In April 1973, Carlton drove the new Ron Butler-built Motown Missile Duster with the new D5 heads to an 8.98 time at the IHRA race in Rockingham, an average of 9.007; at the same event, Dick Landy clocked an unreal 152 mph on a time trial, and the need for the Colts again seemed to fade. By the time the tour hit Bristol that June, Larry Carrier's guys had shifted the weights to 6.40 small-block/6.85 big-block and Hemi to fix the dominant Mopars. nonetheless, Butch Leal took his Butler-worked Duster to the top of the field with 9.22, followed by Nicholson's Pinto at 9.23, and Carlton at 9.26. Carlton won the rain-out on Monday over Nicholson, then went to the NHRA Springnationals to score Chrysler's first win in almost a year, beating Leal 9.40 to 9.44 in the final. Leal followed up that showing with a runner-up at Englishtown to a resurgent Jenkins, and wins at the Pop Hot Rod meet in Michigan and the Molson NHRA race in Sanair, Canada. Things were looking up for the Mopar troops, despite NHRA's stout weight rules and the Fords.
So the factory decided the Colts were not going to get backing for 1974 after all, choosing instead to go with the Duster and the new Dart Sport since there was no Plymouth equivalent to the Colt. the plan since getting involved in drag racing over a decade prior had been to sell American performance cars, and the overall situation was pretty solid. Leal had blasted to an unreal 8.88 in AHRA trim at Orange County in September 1973, the quickest time and speed in that sanction's history, while winning the event crown. In fact, Dick Landy's consistent efforts had netted him the '73 AHRA World Championship in Pro Stock. Meanwhile, Carlton had sewed up the IHRA crown by going to all eight finals and winning five of them. As some expected, Wayne Gapp and Jack Roush took the NHRA champ's crown in a Pinto, the final year of the era when all such titles were decided solely by winning the World Finals.

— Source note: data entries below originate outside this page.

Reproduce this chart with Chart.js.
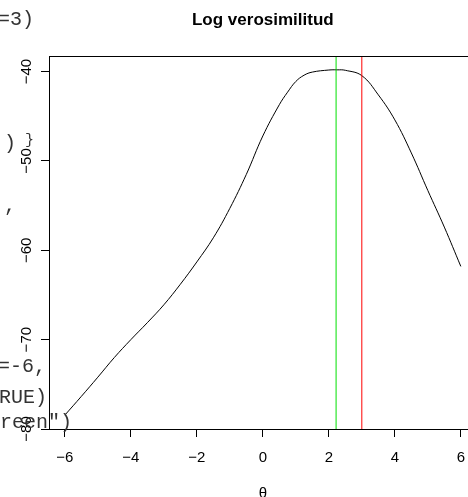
<!DOCTYPE html>
<html>
<head>
<meta charset="utf-8">
<script src="https://cdn.jsdelivr.net/npm/chart.js@4"></script>
<style>
    html, body { margin: 0; padding: 0; background: #fff; }
    body { width: 468px; height: 497px; overflow: hidden; position: relative; }
    #wrap { position: absolute; left: 0; top: 0; width: 477px; height: 505px; }
    .code { position: absolute; font-family: 'Liberation Mono', 'DejaVu Sans Mono', monospace; font-size: 20px; line-height: 20px; color: #333; white-space: pre; }
</style>
</head>
<body>
<div id="wrap"><canvas id="c" width="477" height="505"></canvas></div>

<!-- leftover console text bleeding into the left margin -->
<span class="code" style="left:-2px; top:10px;">=3)</span>
<span class="code" style="left:4px; top:134px;">)</span>
<span class="code" style="left:25px; top:131px; font-size:15px;">}</span>
<span class="code" style="left:4px; top:196px;">,</span>
<span class="code" style="left:-2px; top:357px;">=-6,</span>
<span class="code" style="left:-1px; top:388px;">RUE)</span>
<span class="code" style="left:0px; top:413px;">reen")</span>

<script>
// log-likelihood curve
const thetaVals = [-6, -5.5, -5, -4.5, -4, -3.5, -3, -2.5, -2, -1.5, -1, -0.5, 0, 0.5, 0.75, 1, 1.25, 1.5, 2, 2.25, 2.5, 3, 3.5, 4, 4.5, 5, 5.5, 6];
const logLikVals = [-78.45, -76.35, -74.2, -72.0, -70.0, -68.1, -66.1, -63.8, -61.3, -58.6, -55.3, -51.5, -47.2, -43.7, -42.3, -41.1, -40.4, -40.05, -39.82, -39.8, -39.85, -40.45, -42.6, -45.4, -49.1, -53.3, -57.4, -61.8];

// vertical reference lines (estimate and true value)
const mleTheta = 2.22;
const trueTheta = 3;

// axes
const xTicks = [-6, -4, -2, 0, 2, 4, 6];
const yTicks = [-80, -70, -60, -50, -40];
const xRange = [-6.48, 6.48];
const yRange = [-80, -38.25];

const FONT = "'Liberation Sans', Arial, Helvetica, sans-serif";
const minus = v => String(v).replace('-', '\u2212');

const curve = thetaVals.map((t, i) => ({ x: t, y: logLikVals[i] }));
const vline = t => [{ x: t, y: yRange[0] }, { x: t, y: yRange[1] }];

// R style box round the plot region
const boxPlugin = {
    id: 'box',
    afterDraw(chart) {
        const { ctx, chartArea: a } = chart;
        ctx.save();
        ctx.strokeStyle = '#000';
        ctx.lineWidth = 1;
        ctx.strokeRect(a.left + 0.5, a.top + 0.5, a.right - a.left, a.bottom - a.top);
        ctx.restore();
    }
};

new Chart(document.getElementById('c').getContext('2d'), {
    type: 'scatter',
    data: {
        datasets: [
            { data: vline(mleTheta), showLine: true, borderColor: '#00e000', borderWidth: 1, pointRadius: 0 },
            { data: vline(trueTheta), showLine: true, borderColor: '#ff0000', borderWidth: 1, pointRadius: 0 },
            { data: curve, showLine: true, borderColor: '#000', borderWidth: 1, pointRadius: 0, tension: 0.4 }
        ]
    },
    options: {
        responsive: false,
        animation: false,
        devicePixelRatio: 1,
        layout: { padding: 0 },
        plugins: {
            legend: { display: false },
            tooltip: { enabled: false },
            title: {
                display: true,
                text: 'Log verosimilitud',
                fullSize: false,
                color: '#000',
                font: { family: FONT, size: 17, weight: 'bold' },
                padding: { top: 10, bottom: 25.6 }
            }
        },
        scales: {
            x: {
                type: 'linear',
                min: xRange[0],
                max: xRange[1],
                afterBuildTicks: s => { s.ticks = xTicks.map(v => ({ value: v })); },
                afterFit: s => { s.height = 76; },
                grid: { drawOnChartArea: false, tickLength: 8, tickColor: '#000', color: '#000' },
                border: { display: false },
                ticks: { color: '#000', font: { family: FONT, size: 15 }, padding: 12, maxRotation: 0, callback: v => minus(v) },
                title: { display: true, text: 'θ', color: '#000', font: { family: FONT, size: 15 }, padding: { top: 0, bottom: 2 } }
            },
            y: {
                type: 'linear',
                min: yRange[0],
                max: yRange[1],
                afterBuildTicks: s => { s.ticks = yTicks.map(v => ({ value: v })); },
                afterFit: s => { s.width = 49; },
                grid: { drawOnChartArea: false, tickLength: 8, tickColor: '#000', color: '#000' },
                border: { display: false },
                ticks: { color: '#000', font: { family: FONT, size: 15 }, padding: 1, minRotation: 90, maxRotation: 90, crossAlign: 'center', callback: v => minus(v) }
            }
        }
    },
    plugins: [boxPlugin]
});
</script>
</body>
</html>
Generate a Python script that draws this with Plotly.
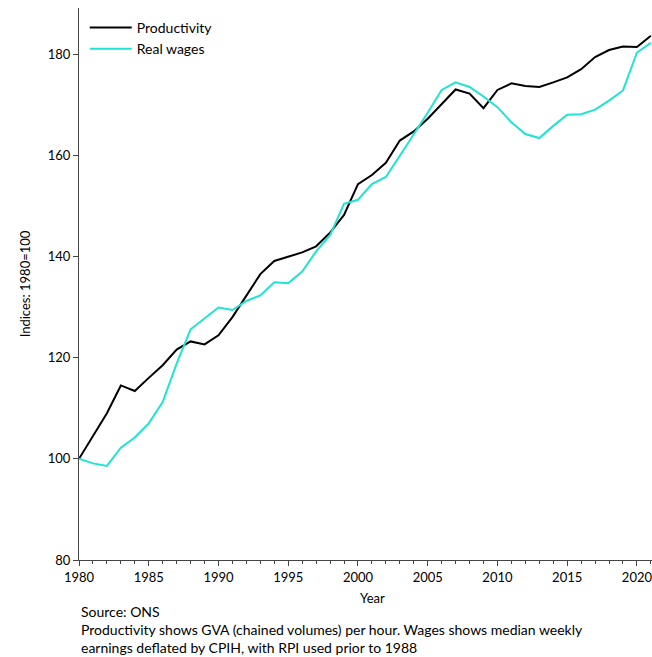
import plotly.graph_objects as go

years = list(range(1980, 2022))
productivity = [100, 104.5, 109, 114.5, 113.4, 116, 118.5, 121.6, 123.2, 122.6,
                124.4, 128, 132.2, 136.5, 139.1, 140, 140.8, 142, 144.7, 148.2,
                154.3, 156.1, 158.5, 162.9, 164.7, 167.2, 170, 173, 172.2, 169.3,
                172.9, 174.2, 173.7, 173.5, 174.4, 175.4, 177, 179.4, 180.8, 181.5,
                181.4, 183.6]
real_wages = [100, 99.1, 98.6, 102.2, 104.2, 107, 111.2, 118.8, 125.6, 127.8,
              129.9, 129.4, 131.2, 132.3, 134.9, 134.7, 137, 141, 144.2, 150.4,
              151.2, 154.3, 155.7, 159.9, 164.1, 168.4, 172.9, 174.4, 173.5, 171.6,
              169.5, 166.5, 164.2, 163.4, 165.8, 168, 168.1, 169, 170.8, 172.8,
              180.3, 182.2]

FONT = "Lato, 'Open Sans', sans-serif"

fig = go.Figure()
fig.add_trace(go.Scatter(x=years, y=productivity, mode="lines", name="Productivity",
                         line=dict(color="#000000", width=2)))
fig.add_trace(go.Scatter(x=years, y=real_wages, mode="lines", name="Real wages",
                         line=dict(color="#1fe3d3", width=2)))

fig.update_layout(
    width=652, height=657,
    margin=dict(l=79, r=0, t=8, b=97, autoexpand=False),
    paper_bgcolor="white", plot_bgcolor="white",
    font=dict(family=FONT, size=13, color="black"),
    showlegend=True,
    legend=dict(x=0.01, y=1 - 4/552, xanchor="left", yanchor="top",
                bgcolor="rgba(0,0,0,0)", font=dict(size=14),
                tracegroupgap=0, itemwidth=42),
    xaxis=dict(range=[1980, 2021.08], showgrid=False, zeroline=False,
               showline=True, linecolor="#444", linewidth=1,
               tickmode="array", tickvals=list(range(1980, 2025, 5)),
               ticks="outside", ticklen=5, tickcolor="#444",
               ticklabeloverflow="allow",
               minor=dict(dtick=1, tick0=1980, ticks="outside", ticklen=3, tickcolor="#444"),
               tickfont=dict(size=13), automargin=False),
    yaxis=dict(range=[80, 189.1], showgrid=False, zeroline=False,
               showline=True, linecolor="#444", linewidth=1,
               tickvals=[80, 100, 120, 140, 160, 180],
               ticks="outside", ticklen=5, tickcolor="#444",
               tickfont=dict(size=13), automargin=False,
               title=dict(text="Indices: 1980=100", font=dict(size=13), standoff=14)),
)

fig.add_annotation(text="Year", xref="paper", yref="paper", x=(372-79)/573, y=-0.068,
                   showarrow=False, xanchor="center", yanchor="middle", font=dict(size=13))
notes = ["Source: ONS",
         "Productivity shows GVA (chained volumes) per hour. Wages shows median weekly",
         "earnings deflated by CPIH, with RPI used prior to 1988"]
fig.add_annotation(text="<br>".join(notes), xref="paper", yref="paper", x=0, xanchor="left",
                   y=(560 - 601) / 552, yanchor="top", align="left",
                   showarrow=False, font=dict(size=14))

fig.write_html("out.html", config={"displayModeBar": False},
               post_script="document.body.style.margin='0';document.body.style.overflow='hidden';")
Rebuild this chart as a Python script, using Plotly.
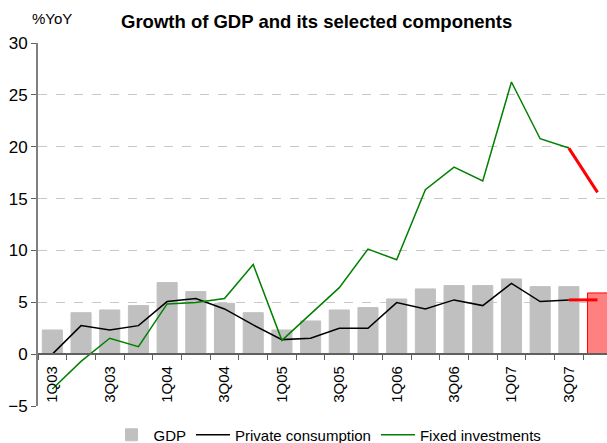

Then NHRA announced its Pro Stock rules for 1974, and things got crazy. Now the rules were a combination of both wheelbase and cubic-inch regulations. Hemi cars and their Ford SOHC counterparts stayed at 7.0 pounds-per-cubic-inch regardless of wheelbase. cars measuring over 105 inches with canted or inline-valve engines (including the Boss and Rat motors) could weigh in at a scant 6.45. Cars under 105 inches with canted valves mills were at 6.75 (Rat and Boss motors), while in-line small-blocks (Chevy, MC, and Mopar wedges) were at 6.65, as were big-blocks other than the Hemi combinations listed above. The result-by June, Gapp & Roush got a hold of a 108-inch, four-door Maverick that Don Hardy had built and ran it on the small-block, long-wheelbase break.
At this point, Chrysler decided to boycott NHRA Pro Stock altogether. Butler put a '65 Hemi Belvedere together for Leal that was the scourge of SS/B, Sox was back in a '68 Hurst-type SS/A Cuda, and Landy was in an SS/DA '70 Hemi Challenger. In match race form, some A-body Pro Stock Mopars were now getting all-aluminum fuel block packages like the Milodon that Herb McCandless used to blast off an incredible 8.51 at 159 mph at Atco late in 1973. At 95.3 inches, all Hemi Colts were at the 7.0 break, while the 108-inch Duster/Demon package could conceivably go at 6.45 in wedge form, especially with better heads (the W2 would be the answer to this, but development was still a year away from even being completed). One frustrated racer told writer Rick Voegelin, "It really upsets me when I think about it. These rules must be decided over a Scotch bottle."
Soon after, Chrysler proposed an interesting concept: run everyone at a flat weight break using true wedges and 105-inch-or-larger wheelbase (good-bye Hemis...and Pintos, Vegas, and Colts). With no takers on the plan, and the factory big dogs hunting in the S/S Sportsman classes, a few Hemi Colts began to finally trickle onto the nation's raceplants in match race trim. mid-1974 also found Sox & Martin agreeably ending their Chrysler deal, and Buddy Martin leaving the sport to pursue other interests.